Going silent on social media is better than continuing to spew out a previously scheduled sales promotion. Companies that do that risk looking insensitive and uncaring.

Hinojosa also said companies should never try to be funny during a time of crisis. Sometimes it's tempting to want to break the mood with something funny, but it nearly always comes off as insensitive.

Analysts also stressed the importance of not appearing to use a crisis to garner publicity. If there's no reason for a company to be making a comment -- if the crisis is not affecting your community or your customers, for example -- then think about not commenting. Also don't make a statement of support and then link to a product announcement or a sales pitch.

Also, make sure it doesn't appear that your company is trying to hijack a media trend or trying to draw attention to itself based on someone else's bad news.

"Companies should really look at Dunkin' Donuts and how they handled it," said Olds. "They've done two, no, three great things here.
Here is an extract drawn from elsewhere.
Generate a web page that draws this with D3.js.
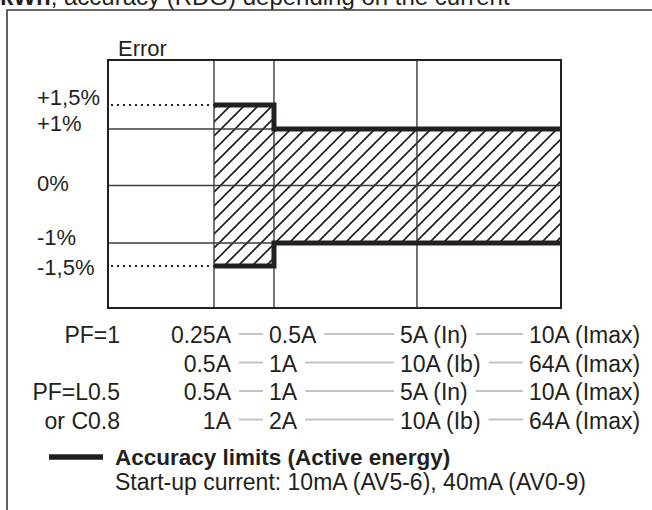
<!DOCTYPE html>
<meta charset="UTF-8">
<title>Accuracy limits</title>
<style>
  body { margin: 0; background: #fff; }
  svg { display: block; font-family: "Liberation Sans", Arial, sans-serif; }
</style>
<svg width="652" height="510"></svg>
<script src="https://cdnjs.cloudflare.com/ajax/libs/d3/7.8.5/d3.min.js"></script>
<script>
// boundaries of the current axis (index 0 = origin of the plot)
var boundaries = [0, 1, 2, 3, 4];
var gridX = [1, 2, 3];
var gridY = [1, 0, -1];

// accuracy limit steps: from boundary, to boundary, +/- limit in %
var stepFrom = [1, 2];
var stepTo = [2, 4];
var stepLimit = [1.5, 1];

var yTicks = [1.5, 1, 0, -1, -1.5];
var yTickLabels = ["+1,5%", "+1%", "0%", "-1%", "-1,5%"];
var dottedLevels = [1.5, -1.5];

var rowLabels = ["PF=1", "", "PF=L0.5", "or C0.8"];
var currentRows = [
  ["0.25A", "0.5A", "5A (In)", "10A (Imax)"],
  ["0.5A", "1A", "10A (Ib)", "64A (Imax)"],
  ["0.5A", "1A", "5A (In)", "10A (Imax)"],
  ["1A", "2A", "10A (Ib)", "64A (Imax)"]
];

var titleBold = "kWh";
var titleRest = ", accuracy (RDG) depending on the current";
var legendTitle = "Accuracy limits (Active energy)";
var legendNote = "Start-up current: 10mA (AV5-6), 40mA (AV0-9)";

var ink = "#231f20";
var svg = d3.select("svg");

var plot = {left: 108, right: 561, top: 60, bottom: 308};
var w = plot.right - plot.left;

// schematic (non-proportional) current axis
var x = d3.scaleLinear()
    .domain(boundaries)
    .range([0, 0.234, 0.3664, 0.682, 1].map(function(f) { return plot.left + f * w; }));

// schematic error axis
var y = d3.scaleLinear()
    .domain([-2.15, -1.5, -1, 0, 1, 1.5, 2.15])
    .range([308, 266, 243, 185.5, 129, 105, 60]);

// title (cut by the top of the picture, as in the source page)
var title = svg.append("text")
    .attr("x", 0)
    .attr("y", 5)
    .attr("font-size", 24)
    .attr("fill", ink);
title.append("tspan").attr("font-weight", "bold").text(titleBold);
title.append("tspan").text(titleRest);

// outer frame
svg.append("path")
    .attr("d", "M7,510V10H660")
    .attr("fill", "none")
    .attr("stroke", "#3a3a3a")
    .attr("stroke-width", 1.6);

// hatch pattern
var pat = svg.append("defs").append("pattern")
    .attr("id", "hatch")
    .attr("patternUnits", "userSpaceOnUse")
    .attr("width", 14)
    .attr("height", 14);
pat.append("path")
    .attr("d", "M-2,2L2,-2M0,14L14,0M12,16L16,12")
    .attr("stroke", ink)
    .attr("stroke-width", 1.7);

// hatched zones
svg.append("g").selectAll("rect")
  .data(stepLimit)
  .join("rect")
    .attr("x", function(d, i) { return x(stepFrom[i]); })
    .attr("width", function(d, i) { return x(stepTo[i]) - x(stepFrom[i]); })
    .attr("y", function(d) { return y(d); })
    .attr("height", function(d) { return y(-d) - y(d); })
    .attr("fill", "url(#hatch)");

// grid
var grid = svg.append("g")
    .attr("stroke", "#3c3c3c")
    .attr("stroke-width", 1.4);
grid.selectAll(".gx")
  .data(gridX)
  .join("line")
    .attr("x1", x).attr("x2", x)
    .attr("y1", plot.top).attr("y2", plot.bottom);
grid.selectAll(".gy")
  .data(gridY)
  .join("line")
    .attr("x1", plot.left).attr("x2", plot.right)
    .attr("y1", y).attr("y2", y);

// plot border
svg.append("rect")
    .attr("x", plot.left)
    .attr("y", plot.top)
    .attr("width", w)
    .attr("height", plot.bottom - plot.top)
    .attr("fill", "none")
    .attr("stroke", ink)
    .attr("stroke-width", 2);

// dotted leaders to the +/-1.5% levels
svg.append("g").selectAll("line")
  .data(dottedLevels)
  .join("line")
    .attr("x1", plot.left + 3)
    .attr("x2", x(stepFrom[0]))
    .attr("y1", y).attr("y2", y)
    .attr("stroke", ink)
    .attr("stroke-width", 1.8)
    .attr("stroke-dasharray", "2 4");

// accuracy limit lines
function limitPath(sign) {
  var pts = [];
  stepLimit.forEach(function(d, i) {
    pts.push([x(stepFrom[i]), y(sign * d)]);
    pts.push([x(stepTo[i]), y(sign * d)]);
  });
  return pts;
}
[1, -1].forEach(function(sign) {
  svg.append("path")
      .attr("d", d3.line()(limitPath(sign)))
      .attr("fill", "none")
      .attr("stroke", ink)
      .attr("stroke-width", 5)
      .attr("stroke-linejoin", "miter");
});

// y labels
var labelDy = [0, 2, 5, 2, 9];
svg.append("g").selectAll("text")
  .data(yTicks)
  .join("text")
    .attr("x", 37)
    .attr("y", function(d, i) { return y(d) + labelDy[i]; })
    .attr("font-size", 22)
    .attr("fill", ink)
    .text(function(d, i) { return yTickLabels[i]; });

svg.append("text")
    .attr("x", 118)
    .attr("y", 56)
    .attr("font-size", 22)
    .attr("fill", ink)
    .text("Error");

// current table
var rowY = [343, 371.5, 400, 428.5];
var colX = [231, 269, 400, 529];
var table = svg.append("g").attr("font-size", 23).attr("fill", ink);

table.selectAll(".rl")
  .data(rowLabels)
  .join("text")
    .attr("x", 120)
    .attr("y", function(d, i) { return rowY[i]; })
    .attr("text-anchor", "end")
    .text(function(d) { return d; });

currentRows.forEach(function(row, r) {
  var ends = [];
  row.forEach(function(label, c) {
    var t = table.append("text")
        .attr("x", colX[c])
        .attr("y", rowY[r])
        .attr("text-anchor", c === 0 ? "end" : "start")
        .text(label);
    ends.push(c === 0 ? colX[0] : colX[c] + t.node().getComputedTextLength());
  });
  for (var c = 1; c < row.length; c++) {
    table.append("line")
        .attr("x1", ends[c - 1] + 8)
        .attr("x2", colX[c] - 6)
        .attr("y1", rowY[r] - 9)
        .attr("y2", rowY[r] - 9)
        .attr("stroke", "#c4c4c4")
        .attr("stroke-width", 2);
  }
});

// legend
svg.append("line")
    .attr("x1", 49).attr("x2", 103)
    .attr("y1", 457).attr("y2", 457)
    .attr("stroke", ink)
    .attr("stroke-width", 5.5);
svg.append("text")
    .attr("x", 115)
    .attr("y", 465)
    .attr("font-size", 22.5)
    .attr("font-weight", "bold")
    .attr("fill", ink)
    .text(legendTitle);
svg.append("text")
    .attr("x", 115)
    .attr("y", 490)
    .attr("font-size", 23)
    .attr("fill", ink)
    .text(legendNote);
</script>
First, they're truly doing something to help with the $100,000 donation. Second, they have shown their community of customers that they care about the market they serve and they're a positive member of that community. They've also given their employees something to be proud of, which is hard to measure on the bottom line, but which pays dividends."

To be able to handle a crisis well in the public eye takes work and sit-down planning. Companies that have a social media presence need to have a social media crisis management plan.

"You need to think about internal communications and external communications," said Brian Blau, an analyst with Gartner Inc. "Companies need to respond in real time. Companies also have to be careful to not say something that will inflame the situation or propagate false information."